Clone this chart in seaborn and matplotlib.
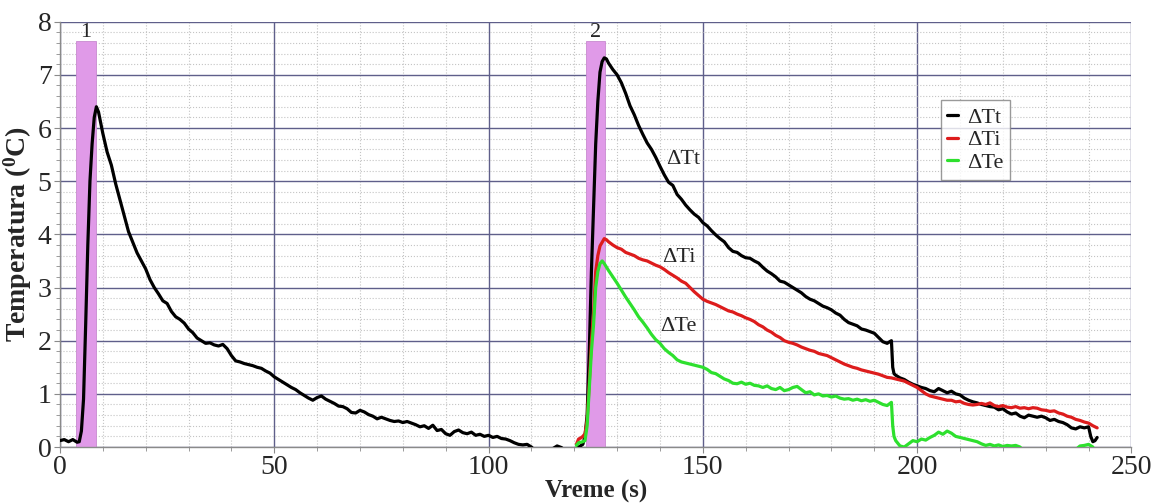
import numpy as np
import pandas as pd
import matplotlib
matplotlib.use("Agg")
import matplotlib.pyplot as plt
import seaborn as sns
from matplotlib.ticker import MultipleLocator

# --- data --------------------------------------------------------------
# first pulse, total temperature rise (dTt)
t1 = [0, 1, 2, 3, 4, 4.5, 5, 5.5, 6, 6.5, 7, 7.5, 8, 8.5, 9, 9.5, 10,
      11, 12, 13, 14, 15, 16, 17, 18, 19, 20, 21, 22, 23, 24, 25, 26, 27,
      28, 29, 30, 31, 32, 33, 34, 35, 36, 37, 38, 39, 40, 41, 42, 43, 44,
      45, 46, 47, 48, 49, 50, 51, 52, 53, 54, 55, 56, 57, 58, 59, 60, 61,
      62, 63, 64, 65, 66, 67, 68, 69, 70, 71, 72, 73, 74, 75, 76, 77, 78,
      79, 80, 81, 82, 83, 84, 85, 86, 87, 88, 89, 90, 91, 92, 93, 94, 95,
      96, 97, 98, 99, 100, 101, 102, 103, 104, 105, 106, 107, 108, 109,
      110, 111, 112, 113, 114, 115, 116, 117, 118, 119, 120]
tt1 = [0.12, 0.14, 0.10, 0.14, 0.09, 0.10, 0.30, 0.90, 2.30, 3.80, 5.00,
       5.70, 6.20, 6.40, 6.30, 6.10, 5.90, 5.55, 5.30, 4.95, 4.65, 4.35,
       4.05, 3.85, 3.65, 3.50, 3.35, 3.15, 3.00, 2.88, 2.75, 2.70, 2.55,
       2.45, 2.40, 2.33, 2.22, 2.15, 2.05, 2.00, 1.95, 1.96, 1.92, 1.90,
       1.93, 1.85, 1.72, 1.62, 1.60, 1.57, 1.55, 1.53, 1.50, 1.48, 1.43,
       1.39, 1.32, 1.27, 1.22, 1.17, 1.12, 1.08, 1.02, 0.97, 0.92, 0.88,
       0.93, 0.96, 0.90, 0.86, 0.82, 0.77, 0.76, 0.72, 0.65, 0.64, 0.69,
       0.66, 0.61, 0.58, 0.53, 0.56, 0.53, 0.50, 0.48, 0.49, 0.46, 0.48,
       0.45, 0.42, 0.38, 0.40, 0.35, 0.41, 0.31, 0.33, 0.25, 0.22, 0.29,
       0.32, 0.27, 0.25, 0.28, 0.22, 0.24, 0.20, 0.22, 0.18, 0.20, 0.16,
       0.15, 0.12, 0.08, 0.05, 0.04, 0.05, 0.00, -0.08, -0.10, -0.04,
       -0.10, -0.03, 0.02, -0.01, -0.08, -0.10, -0.05]

# second pulse, total temperature rise (dTt)
t2 = [120, 121, 122, 122.5, 123, 123.5, 124, 124.5, 125, 125.5, 126, 126.5,
      127, 127.5, 128, 129, 130, 131, 132, 133, 134, 135, 136, 137, 138,
      139, 140, 141, 142, 143, 144, 145, 146, 147, 148, 149, 150, 151, 152,
      153, 154, 155, 156, 157, 158, 159, 160, 161, 162, 163, 164, 165, 166,
      167, 168, 169, 170, 171, 172, 173, 174, 175, 176, 177, 178, 179, 180,
      181, 182, 183, 184, 185, 186, 187, 188, 189, 190, 191, 192, 193, 194,
      194.3, 194.6, 195, 196, 197, 198, 199, 200, 201, 202, 203, 204, 205,
      206, 207, 208, 209, 210, 211, 212, 213, 214, 215, 216, 217, 218, 219,
      220, 221, 222, 223, 224, 225, 226, 227, 228, 229, 230, 231, 232, 233,
      234, 235, 236, 237, 238, 239, 240, 240.5, 241, 241.5, 242]
tt2 = [-0.05, 0.00, 0.05, 0.20, 0.60, 1.80, 3.30, 4.50, 5.70, 6.50, 7.05,
       7.25, 7.32, 7.30, 7.22, 7.10, 7.00, 6.85, 6.65, 6.42, 6.25, 6.05,
       5.88, 5.72, 5.60, 5.45, 5.28, 5.12, 4.98, 4.92, 4.75, 4.66, 4.55,
       4.46, 4.38, 4.32, 4.22, 4.16, 4.07, 3.99, 3.92, 3.86, 3.75, 3.68,
       3.66, 3.60, 3.56, 3.55, 3.50, 3.46, 3.38, 3.31, 3.26, 3.20, 3.12,
       3.10, 3.05, 3.00, 2.95, 2.90, 2.83, 2.78, 2.75, 2.70, 2.65, 2.62,
       2.58, 2.52, 2.48, 2.40, 2.34, 2.31, 2.28, 2.22, 2.20, 2.17, 2.14,
       2.06, 1.98, 1.95, 2.00, 1.50, 1.38, 1.35, 1.30, 1.27, 1.22, 1.18,
       1.15, 1.12, 1.10, 1.06, 1.04, 1.10, 1.06, 1.02, 1.05, 1.00, 0.98,
       0.92, 0.88, 0.85, 0.83, 0.80, 0.78, 0.76, 0.75, 0.70, 0.72, 0.66,
       0.62, 0.64, 0.58, 0.55, 0.60, 0.58, 0.56, 0.58, 0.55, 0.50, 0.52,
       0.48, 0.46, 0.42, 0.36, 0.34, 0.38, 0.36, 0.38, 0.20, 0.10, 0.12,
       0.18]

# second pulse, dTi
ti = [120.5, 121, 121.5, 122, 122.5, 123, 123.5, 124, 124.5, 125, 125.5,
      126, 126.5, 127, 127.5, 128, 129, 130, 131, 132, 133, 134, 135, 136,
      137, 138, 139, 140, 141, 142, 143, 144, 145, 146, 147, 148, 149, 150,
      151, 152, 153, 154, 155, 156, 157, 158, 159, 160, 161, 162, 163, 164,
      165, 166, 167, 168, 169, 170, 171, 172, 173, 174, 175, 176, 177, 178,
      179, 180, 181, 182, 183, 184, 185, 186, 187, 188, 189, 190, 191, 192,
      193, 194, 195, 196, 197, 198, 199, 200, 201, 202, 203, 204, 205, 206,
      207, 208, 209, 210, 211, 212, 213, 214, 215, 216, 217, 218, 219, 220,
      221, 222, 223, 224, 225, 226, 227, 228, 229, 230, 231, 232, 233, 234,
      235, 236, 237, 238, 239, 240, 241, 242]
dti = [0.05, 0.15, 0.17, 0.20, 0.25, 0.50, 1.20, 2.00, 2.50, 3.30, 3.60,
       3.78, 3.85, 3.92, 3.90, 3.86, 3.80, 3.75, 3.72, 3.66, 3.63, 3.60,
       3.55, 3.52, 3.50, 3.46, 3.42, 3.39, 3.34, 3.28, 3.23, 3.18, 3.12,
       3.08, 3.00, 2.92, 2.85, 2.78, 2.74, 2.71, 2.68, 2.64, 2.60, 2.56,
       2.54, 2.50, 2.47, 2.43, 2.40, 2.36, 2.30, 2.26, 2.20, 2.16, 2.10,
       2.06, 2.00, 1.97, 1.95, 1.92, 1.88, 1.85, 1.82, 1.80, 1.76, 1.74,
       1.72, 1.68, 1.64, 1.60, 1.56, 1.53, 1.50, 1.48, 1.45, 1.43, 1.41,
       1.39, 1.37, 1.34, 1.31, 1.30, 1.28, 1.26, 1.24, 1.20, 1.16, 1.12,
       1.06, 1.00, 0.96, 0.94, 0.92, 0.90, 0.88, 0.88, 0.85, 0.86, 0.82,
       0.80, 0.79, 0.80, 0.82, 0.80, 0.83, 0.78, 0.76, 0.78, 0.75, 0.74,
       0.76, 0.73, 0.74, 0.72, 0.74, 0.73, 0.70, 0.69, 0.67, 0.68, 0.64,
       0.62, 0.58, 0.56, 0.52, 0.50, 0.47, 0.45, 0.40, 0.36]

# second pulse, dTe
te = [120.5, 121, 122, 122.5, 123, 123.5, 124, 124.5, 125, 125.5, 126,
      126.5, 127, 128, 129, 130, 131, 132, 133, 134, 135, 136, 137, 138,
      139, 140, 141, 142, 143, 144, 145, 146, 147, 148, 149, 150, 151, 152,
      153, 154, 155, 156, 157, 158, 159, 160, 161, 162, 163, 164, 165, 166,
      167, 168, 169, 170, 171, 172, 173, 174, 175, 176, 177, 178, 179, 180,
      181, 182, 183, 184, 185, 186, 187, 188, 189, 190, 191, 192, 193, 194,
      194.3, 194.6, 195, 196, 197, 198, 199, 200, 201, 202, 203, 204, 205,
      206, 207, 208, 209, 210, 211, 212, 213, 214, 215, 216, 217, 218, 219,
      220, 221, 222, 223, 224, 225, 230, 236, 237, 238, 239, 240, 241]
dte = [0.03, 0.08, 0.10, 0.12, 0.40, 1.10, 1.80, 2.30, 3.00, 3.30, 3.45,
       3.50, 3.45, 3.32, 3.20, 3.08, 2.95, 2.82, 2.70, 2.58, 2.45, 2.35,
       2.24, 2.12, 2.02, 1.95, 1.85, 1.78, 1.72, 1.64, 1.60, 1.58, 1.56,
       1.54, 1.52, 1.50, 1.46, 1.40, 1.38, 1.33, 1.28, 1.25, 1.20, 1.19,
       1.22, 1.18, 1.20, 1.16, 1.15, 1.12, 1.15, 1.10, 1.08, 1.12, 1.06,
       1.08, 1.12, 1.14, 1.08, 1.02, 1.04, 0.98, 1.00, 0.96, 0.97, 0.94,
       0.96, 0.92, 0.90, 0.91, 0.88, 0.90, 0.87, 0.89, 0.86, 0.88, 0.84,
       0.80, 0.78, 0.84, 0.40, 0.20, 0.12, 0.02, 0.00, 0.06, 0.12, 0.10,
       0.15, 0.13, 0.18, 0.22, 0.28, 0.24, 0.30, 0.26, 0.20, 0.18, 0.16,
       0.14, 0.12, 0.10, 0.06, 0.03, 0.05, 0.02, 0.04, 0.01, 0.03, 0.02,
       0.03, 0.00, -0.10, -0.10, -0.10, -0.05, 0.02, 0.03, 0.05, 0.00]

# heating pulses
pulse_start = [3.7, 122.7]
pulse_end = [8.5, 127.2]
pulse_top = [7.63, 7.63]
pulse_labels = ["1", "2"]

series_names = ["\u0394Tt", "\u0394Ti", "\u0394Te"]
series_colors = ["#000000", "#dd1c1c", "#2ee02e"]

# --- plotting ----------------------------------------------------------
sns.set_style("white")
plt.rcParams["font.family"] = ["Liberation Serif", "DejaVu Serif"]
plt.rcParams["mathtext.fontset"] = "custom"
plt.rcParams["mathtext.rm"] = "Liberation Serif"
plt.rcParams["mathtext.bf"] = "Liberation Serif:bold"

fig = plt.figure(figsize=(11.53, 5.03), dpi=100)
ax = fig.add_axes([0.052, 0.1113, 0.9293, 0.8456])

# pulses
widths = np.array(pulse_end) - np.array(pulse_start)
ax.bar(pulse_start, pulse_top, width=widths, align="edge",
       color="#e09ae8", edgecolor="#c88ad0", linewidth=0.6, zorder=2)
for s, w, h, lab in zip(pulse_start, widths, pulse_top, pulse_labels):
    ax.text(s + w / 2, h - 0.02, lab, ha="center", va="bottom", fontsize=16)

# curves
lw = 2.3
sns.lineplot(x=t1, y=tt1, ax=ax, color=series_colors[0], lw=lw,
             estimator=None, sort=False, zorder=4)
sns.lineplot(x=t2, y=tt2, ax=ax, color=series_colors[0], lw=lw,
             estimator=None, sort=False, zorder=4, label=series_names[0])
sns.lineplot(x=ti, y=dti, ax=ax, color=series_colors[1], lw=lw,
             estimator=None, sort=False, zorder=5, label=series_names[1])
sns.lineplot(x=te, y=dte, ax=ax, color=series_colors[2], lw=lw,
             estimator=None, sort=False, zorder=5, label=series_names[2])

# curve annotations
ax.text(145.5, 5.4, series_names[0], ha="center", va="center", fontsize=16)
ax.text(144.3, 3.56, series_names[1], ha="center", va="center", fontsize=16)
ax.text(144.3, 2.26, series_names[2], ha="center", va="center", fontsize=16)

# axes and grid
ax.set_xlim(0, 250)
ax.set_ylim(0, 8)
ax.xaxis.set_major_locator(MultipleLocator(50))
ax.xaxis.set_minor_locator(MultipleLocator(10))
ax.yaxis.set_major_locator(MultipleLocator(1))
ax.yaxis.set_minor_locator(MultipleLocator(0.2))
ax.set_axisbelow(True)
ax.grid(which="major", color="#5f5f8a", lw=1.0, zorder=0)
ax.grid(which="minor", color="#c4c4c4", lw=0.8, ls=":", zorder=0)

for side in ["top", "right"]:
    ax.spines[side].set_visible(False)
for side in ["left", "bottom"]:
    ax.spines[side].set_color("#8a8a8a")
    ax.spines[side].set_linewidth(1.0)

ax.tick_params(which="both", direction="out", color="#8a8a8a",
               left=True, bottom=True)
ax.tick_params(which="major", length=4, labelsize=20, pad=2)
ax.tick_params(which="minor", length=3)

ax.set_xlabel("Vreme (s)", fontsize=18, fontweight="bold", labelpad=0)
ax.set_ylabel(r"Temperatura ($\mathbf{^0}$C)", fontsize=20,
              fontweight="bold")
ax.yaxis.set_label_coords(-0.0245, 0.5)

leg = ax.legend(loc="upper left", bbox_to_anchor=(0.822, 0.815),
                fontsize=16, frameon=True, fancybox=False,
                handlelength=0.5, handletextpad=0.4, borderpad=0.3,
                labelspacing=0.1, borderaxespad=0)
leg.get_frame().set_edgecolor("#808080")
leg.get_frame().set_linewidth(1.0)
leg.set_zorder(6)

fig.savefig("out.png", dpi=100)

◆ ◆ ◆ ◆

Problem
Leave the pictures out and please restate exactly the lines running from the start of the material through the one with "from matplotlib.ticker import MultipleLocator".

Solved exercise
Clone this chart in seaborn and matplotlib.
import numpy as np
import pandas as pd
import matplotlib
matplotlib.use("Agg")
import matplotlib.pyplot as plt
import seaborn as sns
from matplotlib.ticker import MultipleLocator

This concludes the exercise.